Wednesday, January 27, 2010

In Love With My Future Husband

A week ago, Nanny commented on my Beautiful Blogger post, confused about one of my facts. The fact was this: "I think about my future husband every day. I'm so incredibly in love of the idea of him. And I can't wait to meet him!"

Nanny asked me: What do you think about him every day? And how can you be in love with the idea of him if you haven't met him?

I think it's a perfectly normal question and I'm sure it came across a little kooky for some people. So I want to explain. Because my future husband and marriage and waiting is something I am so passionate about. I want to shout it out across the rooftops how precious and beautiful waiting for your future husband can be.

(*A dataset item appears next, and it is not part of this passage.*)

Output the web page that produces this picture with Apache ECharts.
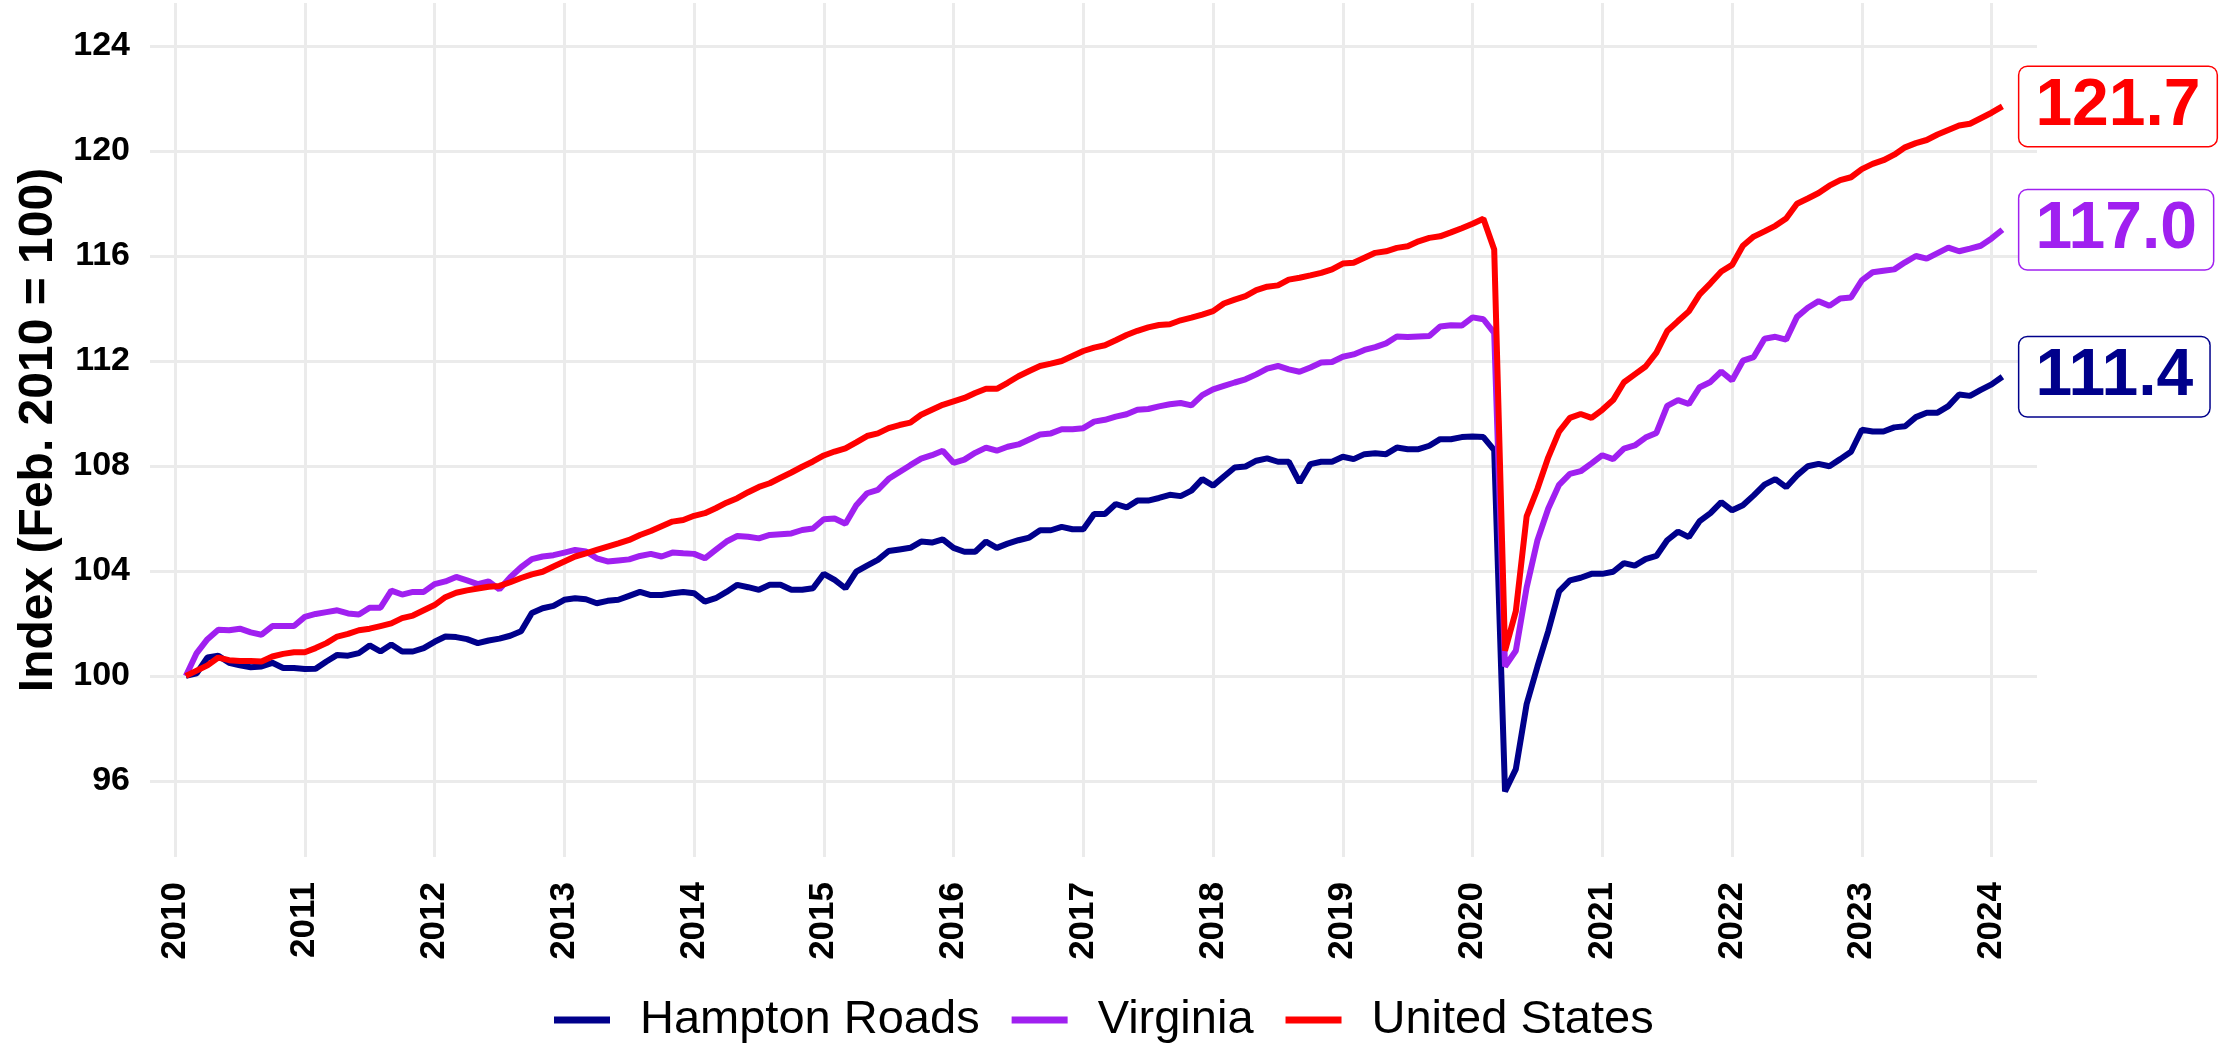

I want to start with saying that I'm a virgin. And I've never been kissed. I know. It's pretty strange for a 22-year-old. And I think it's only by the grace of God that I've never given myself completely away because I have not followed God for twenty-two years. I have fallen into the trap of becoming like the world and wanting to be doing what "everyone else is doing." But God definitely saved me from falling too deeply into sin.

I have believed, since I was a little girl, that I was designed for one man only. God created one man for the purpose of becoming my husband. If you think about it, that's a pretty awesome concept! There's a guy out there who I am going to know in the most intimate, deepest way possible and I have no idea who he is yet!

Gosh. There is so much I think about with him. I think about what he's doing now: is he in college, is he graduated, did he even go to college, is he studying abroad, is he doing missionary work, is he in prison, is he on the streets, is he living the normal, party college life, or is he a worship leader for his church? I think about whether or not he's found Jesus yet. I think about how many gitls he's kissed or even had sex with. I think about our life together someday, where we'll live, and what it will be like. I think about our wedding day: will it be in a church, on the beach, at a ballroom. I want to know what kind of father he'll be to our kids and what kind of supportive husband he'll be during my labor(s). I want to know what kind of sense of humor he'll have. I want to know how much he loves football. I want to know if he's just cruising through life, like I am, or living it to the fullest. I want to know how he treats his friends, his siblings, and his mother. I want to know what his dreams and hopes are. I want to know if he thinks about me.

And as I think about all of this, I can't help but get a little giddy. I hesitate to write this but I'm going to: I have a passionate love for my future husband. I have a passionate desire to know him, to be with him, and to remain pure for him. I may not know who he is or what he looks like, but I love him. And I love the fact that we don't know each other yet. We haven't even begun our love story. We haven't even met. But one day, I will know him on the deepest, most intimate way possible. And I can't wait for God to bring us together.

I want to end this blog post with a quote from a book that touched me deeply and helped me examine my feelings about living pure for my future husband. The book is called When Dreams Come True by Eric and Leslie Ludy and in the book, they talk about their love story between each other, but more importantly, their love stories with God. It's a beautiful, powerful book.
"Faithfulness to my future husband had come to mean so much more than simply saving my virginity for him. I had made a decision that no matter how many mistakes I had made in the past, from now on I would set myself aside in complete purity and true faithfulness for the man I would one day marry. I wanted to guard my heart, my emotions, everything."